Points of View: Capturing the 19th Century in Photographs at The British Library





The achievements of the Victorian age still appear prodigious from the distance of the 21st Century. This particular ambition still shapes our cities and national institutions. Much of what we know about the Victorians is found in the extraordinary visual documents we now classify as photography, a very particular Victorian legacy that continues to determine our experience of the world. In an extensive display of the British Library’s photographic holdings, the exhibition ‘Points of View’ illustrates that very distinct hunger for innovation and exploration.

Initially pioneered by a gentleman amateur William Henry Fox Talbot on his country estate, the medium became by the 1850s a booming industry feeding on the aspirations of a thriving middle class keen to record their growing families and status in photographic studios located in many of Britain’s large towns.

From the simplest of images derived from exposed plants on light sensitive paper to sophisticated panoramas, the exhibition carefully lays out the technical development of the medium.  It shows too how a fleeting moment could be suspended in time on paper. Many images are so articulate in their accumulation of detail that they feel very contemporary and yet the precise features of buildings, clothing and objects recorded here appear simultaneously strange and distant. These photographs become keystones of historic experience connecting us to a lived past.

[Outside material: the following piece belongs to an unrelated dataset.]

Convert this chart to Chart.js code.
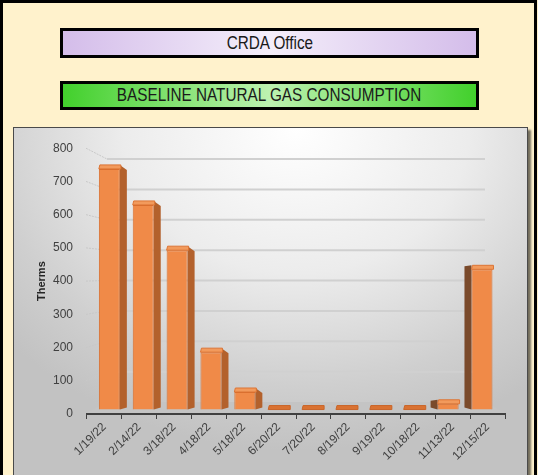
<!DOCTYPE html>
<html>
<head>
<meta charset="utf-8">
<script src="https://cdn.jsdelivr.net/npm/chart.js@4/dist/chart.umd.min.js"></script>
<style>
  html, body { margin: 0; padding: 0; }
  #page { position: relative; width: 538px; height: 475px; background: #FFF2CC; overflow: hidden; }
  #frame { position: absolute; left: 0; top: 0; width: 537px; height: 490px; box-sizing: border-box; border: 3px solid #000; }
  .title { position: absolute; left: 60px; width: 419px; box-sizing: border-box; border: 3px solid #000;
           font-family: "Liberation Sans", Arial, sans-serif; font-size: 18px;
           color: #1a1a1a; text-align: center; }
  .title span { display: inline-block; transform: scaleX(0.85); transform-origin: center; white-space: nowrap; }
  #t1 { top: 28px; height: 30px; line-height: 24px;
        background: linear-gradient(to right, #D4BDEA 0%, #F4EEFA 50%, #D4BDEA 100%); }
  #t2 { top: 81px; height: 29px; line-height: 23px;
        background: linear-gradient(to right, #42D02C 0%, #BDF2B0 50%, #42D02C 100%); }
  #box { position: absolute; left: 13px; top: 127px; width: 515px; height: 360px; box-sizing: border-box;
         border: 1px solid #4a4a4a;
         background: radial-gradient(ellipse 75% 90% at 55% 0%, #ffffff 0%, #ececec 45%, #cfcfcf 80%, #c2c2c2 100%);
         box-shadow: 3px 3px 2px rgba(0,0,0,0.55); }
  #chart { position: absolute; left: -1px; top: -1px; }
</style>
</head>
<body>
<div id="page">
  <div id="frame"></div>
  <div class="title" id="t1"><span>CRDA Office</span></div>
  <div class="title" id="t2"><span>BASELINE NATURAL GAS CONSUMPTION</span></div>
  <div id="box"><canvas id="chart" width="515" height="348"></canvas></div>
</div>
<script>
// Meter read dates and monthly natural gas use (therms)
const readDates = ["1/19/22", "2/14/22", "3/18/22", "4/18/22", "5/18/22", "6/20/22",
                   "7/20/22", "8/19/22", "9/19/22", "10/18/22", "11/13/22", "12/15/22"];
const therms = [755, 642, 500, 180, 55, 0, 0, 0, 0, 0, 18, 440];
const thermTicks = [0, 100, 200, 300, 400, 500, 600, 700, 800];

const FONT = "'Liberation Sans', Arial, sans-serif";
const INK = "#404040";

// Pseudo-3D look: floor, back wall gridlines, and column side/top faces
const DEPTH_X = 20, DEPTH_Y = 12, WALL_SCALE = 0.914;
const columns3d = {
  id: "columns3d",
  beforeDatasetsDraw(chart) {
    const { ctx, chartArea: a } = chart;
    const ys = chart.scales.yLab;
    ctx.save();
    // floor
    ctx.fillStyle = "#c4c4c4";
    ctx.beginPath();
    ctx.moveTo(a.left, a.bottom - 1);
    ctx.lineTo(a.right, a.bottom - 1);
    ctx.lineTo(a.right - DEPTH_X, a.bottom - DEPTH_Y);
    ctx.lineTo(a.left + DEPTH_X, a.bottom - DEPTH_Y);
    ctx.closePath();
    ctx.fill();
    // wall gridlines
    thermTicks.forEach(v => {
      if (v === 0) return;
      const fy = ys.getPixelForValue(v);
      const by = a.bottom - DEPTH_Y + (fy - a.bottom) * WALL_SCALE;
      ctx.strokeStyle = "#c8c8c8";
      ctx.lineWidth = 1;
      ctx.setLineDash([2, 1]);
      ctx.beginPath();
      ctx.moveTo(a.left - 1, fy);
      ctx.lineTo(a.left + DEPTH_X, by);
      ctx.stroke();
      ctx.setLineDash([]);
      ctx.strokeStyle = "#d0d0d0";
      ctx.lineWidth = 2;
      ctx.beginPath();
      ctx.moveTo(a.left + DEPTH_X, by);
      ctx.lineTo(a.right - DEPTH_X, by);
      ctx.stroke();
    });
    ctx.restore();
  },
  afterDatasetsDraw(chart) {
    const { ctx, chartArea: a } = chart;
    const mid = (a.left + a.right) / 2;
    const meta = chart.getDatasetMeta(0);
    ctx.save();
    meta.data.forEach(bar => {
      const { x, y, base, width } = bar.getProps(["x", "y", "base", "width"], true);
      const xl = x - width / 2, xr = x + width / 2;
      const side = 7;
      const tall = base - y > 1;
      // side face
      if (tall) {
        ctx.beginPath();
        if (x < mid) {
          ctx.fillStyle = "#B3612C";
          ctx.moveTo(xr, y - 4);
          ctx.lineTo(xr + side, y + 1);
          ctx.lineTo(xr + side, base - 2);
          ctx.lineTo(xr, base);
        } else {
          ctx.fillStyle = "#7A4A2B";
          ctx.moveTo(xl, y - 4);
          ctx.lineTo(xl - side, y - 3);
          ctx.lineTo(xl - side, base - 2);
          ctx.lineTo(xl, base);
        }
        ctx.closePath();
        ctx.fill();
      }
      // top face
      ctx.beginPath();
      ctx.fillStyle = tall ? "#F29A5C" : "#D97232";
      ctx.moveTo(xl + 1, y - 4);
      ctx.lineTo(xr + 1, y - 4);
      ctx.lineTo(xr + 1, y);
      ctx.lineTo(xl, y);
      ctx.closePath();
      ctx.fill();
      ctx.strokeStyle = tall ? "#DC7434" : "#C9662A";
      ctx.lineWidth = 1;
      ctx.stroke();
    });
    ctx.restore();
  }
};

new Chart(document.getElementById("chart"), {
  type: "bar",
  data: {
    labels: readDates,
    datasets: [{
      data: therms.map((v, i) => ({ x: i, y: v })),
      xAxisID: "xb",
      yAxisID: "y",
      backgroundColor: "#F08A48",
      borderColor: "#D86B2A",
      borderWidth: 1,
      barPercentage: 0.62,
      categoryPercentage: 1
    }]
  },
  options: {
    responsive: false,
    devicePixelRatio: 1,
    animation: false,
    layout: { padding: { left: 0, right: 23, top: 20, bottom: 0 } },
    plugins: { legend: { display: false }, tooltip: { enabled: false } },
    scales: {
      x: {
        type: "category",
        position: "bottom",
        grid: { offset: true, drawOnChartArea: false, tickLength: 5, color: INK, lineWidth: 1 },
        border: { display: true, color: INK, width: 2 },
        ticks: { minRotation: 45, maxRotation: 45, autoSkip: false, color: INK, padding: 1,
                 font: { family: FONT, size: 12 } },
        afterFit(s) { s.height = 61; }
      },
      xb: { type: "linear", display: false, offset: false, bounds: "ticks", min: -0.66, max: 11.68,
            grid: { offset: false } },
      y: { type: "linear", display: false, min: -14, max: 820 },
      yLab: {
        type: "linear",
        position: "left",
        min: 0, max: 800,
        afterBuildTicks(s) { s.ticks = thermTicks.map(v => ({ value: v })); },
        grid: { display: false, drawTicks: false },
        border: { display: false },
        ticks: { color: INK, padding: 14, font: { family: FONT, size: 12 } },
        title: { display: true, text: "Therms", color: "#262626",
                 font: { family: FONT, size: 11, weight: "bold" }, padding: { top: 22, bottom: 0 } },
        afterFit(s) { s.width = 74; }
      }
    }
  },
  plugins: [columns3d]
});
</script>
</body>
</html>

This enables proximity to such significant events as the Great Exhibition of 1851 or the Great Durbar of 1903.

On a more intimate level we may stare in wonder at the farmer carrying a hoe in the Norfolk Broads as if he were a character from a Victorian novel such is the weight of facts: his preoccupied expression, the shape of his hat, the simplicity of his clothes, in fact a whole way of life predicated on living off the land when manual labor was still required to feed the nation. And yet the poise struck by the young man is as knowing as that of a model today affecting to work on the land in order to sell fashion. What each shares is a consciousness of being watched and recorded, that the camera will seize every facet of their physical presence and demeanour.  This has become the photographic moment, a very modern consciousness of being watched in perpetuity.